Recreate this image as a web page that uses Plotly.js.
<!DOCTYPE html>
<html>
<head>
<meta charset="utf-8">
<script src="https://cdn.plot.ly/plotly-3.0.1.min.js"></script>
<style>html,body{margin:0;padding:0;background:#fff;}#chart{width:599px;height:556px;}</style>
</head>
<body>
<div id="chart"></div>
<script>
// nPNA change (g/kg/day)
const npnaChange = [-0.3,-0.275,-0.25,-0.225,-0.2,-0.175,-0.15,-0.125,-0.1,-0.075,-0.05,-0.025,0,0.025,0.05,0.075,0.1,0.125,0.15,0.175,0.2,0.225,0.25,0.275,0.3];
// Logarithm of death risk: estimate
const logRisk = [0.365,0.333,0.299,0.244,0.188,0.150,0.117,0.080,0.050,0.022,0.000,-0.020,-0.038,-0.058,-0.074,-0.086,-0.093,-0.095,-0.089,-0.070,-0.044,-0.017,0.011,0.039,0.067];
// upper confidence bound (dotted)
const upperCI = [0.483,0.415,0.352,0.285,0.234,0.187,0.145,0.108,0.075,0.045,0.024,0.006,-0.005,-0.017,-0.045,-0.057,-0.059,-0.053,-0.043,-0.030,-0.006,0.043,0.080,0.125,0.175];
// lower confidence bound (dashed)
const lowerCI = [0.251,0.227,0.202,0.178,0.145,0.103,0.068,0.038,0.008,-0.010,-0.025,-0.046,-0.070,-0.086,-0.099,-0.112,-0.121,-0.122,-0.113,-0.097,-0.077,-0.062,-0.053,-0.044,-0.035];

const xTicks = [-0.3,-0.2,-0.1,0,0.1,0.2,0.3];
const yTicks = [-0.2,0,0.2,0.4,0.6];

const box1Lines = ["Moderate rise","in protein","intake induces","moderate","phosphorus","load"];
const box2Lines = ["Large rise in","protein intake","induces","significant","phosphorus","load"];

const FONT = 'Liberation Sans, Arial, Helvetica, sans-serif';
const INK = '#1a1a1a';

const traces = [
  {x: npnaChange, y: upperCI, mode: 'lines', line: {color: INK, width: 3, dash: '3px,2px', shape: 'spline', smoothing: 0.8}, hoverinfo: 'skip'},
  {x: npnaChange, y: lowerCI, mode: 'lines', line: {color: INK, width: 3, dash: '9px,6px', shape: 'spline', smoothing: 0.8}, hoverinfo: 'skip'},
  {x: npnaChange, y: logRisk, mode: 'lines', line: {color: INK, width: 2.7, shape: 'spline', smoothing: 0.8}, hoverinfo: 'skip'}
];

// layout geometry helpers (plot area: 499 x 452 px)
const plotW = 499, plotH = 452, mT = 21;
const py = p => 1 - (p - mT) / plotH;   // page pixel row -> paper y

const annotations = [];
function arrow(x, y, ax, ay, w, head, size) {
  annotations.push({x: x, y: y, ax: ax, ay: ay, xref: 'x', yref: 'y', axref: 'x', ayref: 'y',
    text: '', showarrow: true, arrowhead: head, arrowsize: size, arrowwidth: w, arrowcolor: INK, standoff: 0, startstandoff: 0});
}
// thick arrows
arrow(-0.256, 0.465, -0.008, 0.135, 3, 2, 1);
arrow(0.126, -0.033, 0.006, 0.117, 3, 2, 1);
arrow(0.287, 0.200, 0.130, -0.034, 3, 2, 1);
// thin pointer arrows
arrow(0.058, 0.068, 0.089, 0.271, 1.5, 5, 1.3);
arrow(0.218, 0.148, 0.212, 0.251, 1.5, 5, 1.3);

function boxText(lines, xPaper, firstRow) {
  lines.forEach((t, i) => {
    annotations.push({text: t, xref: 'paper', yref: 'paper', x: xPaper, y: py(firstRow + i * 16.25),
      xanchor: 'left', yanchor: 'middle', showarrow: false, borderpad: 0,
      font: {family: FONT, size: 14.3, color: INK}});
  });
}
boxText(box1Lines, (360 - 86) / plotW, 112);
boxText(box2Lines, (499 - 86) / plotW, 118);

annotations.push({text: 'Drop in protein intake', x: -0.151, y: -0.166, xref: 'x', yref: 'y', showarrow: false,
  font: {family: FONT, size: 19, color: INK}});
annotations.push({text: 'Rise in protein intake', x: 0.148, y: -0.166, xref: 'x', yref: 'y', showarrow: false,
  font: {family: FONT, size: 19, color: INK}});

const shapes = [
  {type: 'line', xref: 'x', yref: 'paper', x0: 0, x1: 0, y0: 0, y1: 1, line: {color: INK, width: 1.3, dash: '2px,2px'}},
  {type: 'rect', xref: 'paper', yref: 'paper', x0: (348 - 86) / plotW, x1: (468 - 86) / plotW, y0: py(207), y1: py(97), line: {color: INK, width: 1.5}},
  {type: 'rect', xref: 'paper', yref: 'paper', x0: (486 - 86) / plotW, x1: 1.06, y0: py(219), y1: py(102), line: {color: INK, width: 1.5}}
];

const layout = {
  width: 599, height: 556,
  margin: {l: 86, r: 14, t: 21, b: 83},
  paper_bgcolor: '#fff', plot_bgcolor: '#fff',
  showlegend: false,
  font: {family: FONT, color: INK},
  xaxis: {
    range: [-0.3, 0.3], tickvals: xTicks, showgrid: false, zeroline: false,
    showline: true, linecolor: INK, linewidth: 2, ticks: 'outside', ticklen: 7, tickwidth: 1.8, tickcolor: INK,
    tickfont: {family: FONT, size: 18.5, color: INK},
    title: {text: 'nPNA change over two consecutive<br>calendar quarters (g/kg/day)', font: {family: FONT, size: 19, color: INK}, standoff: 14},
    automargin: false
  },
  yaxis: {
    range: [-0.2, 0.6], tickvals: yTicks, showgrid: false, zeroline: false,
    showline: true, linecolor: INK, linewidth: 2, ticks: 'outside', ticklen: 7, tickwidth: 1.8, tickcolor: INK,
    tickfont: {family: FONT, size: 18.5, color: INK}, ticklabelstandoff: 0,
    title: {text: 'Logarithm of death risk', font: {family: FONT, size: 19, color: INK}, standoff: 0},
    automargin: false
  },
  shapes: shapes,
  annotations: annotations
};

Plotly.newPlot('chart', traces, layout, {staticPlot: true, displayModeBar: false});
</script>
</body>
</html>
▬▬▬▬▬▬
### GIVEN TASK
Only lines with the string "page" belong in your answer; copy each one.

### SOLVED EXERCISE
Recreate this image as a web page that uses Plotly.js.
const py = p => 1 - (p - mT) / plotH;   // page pixel row -> paper y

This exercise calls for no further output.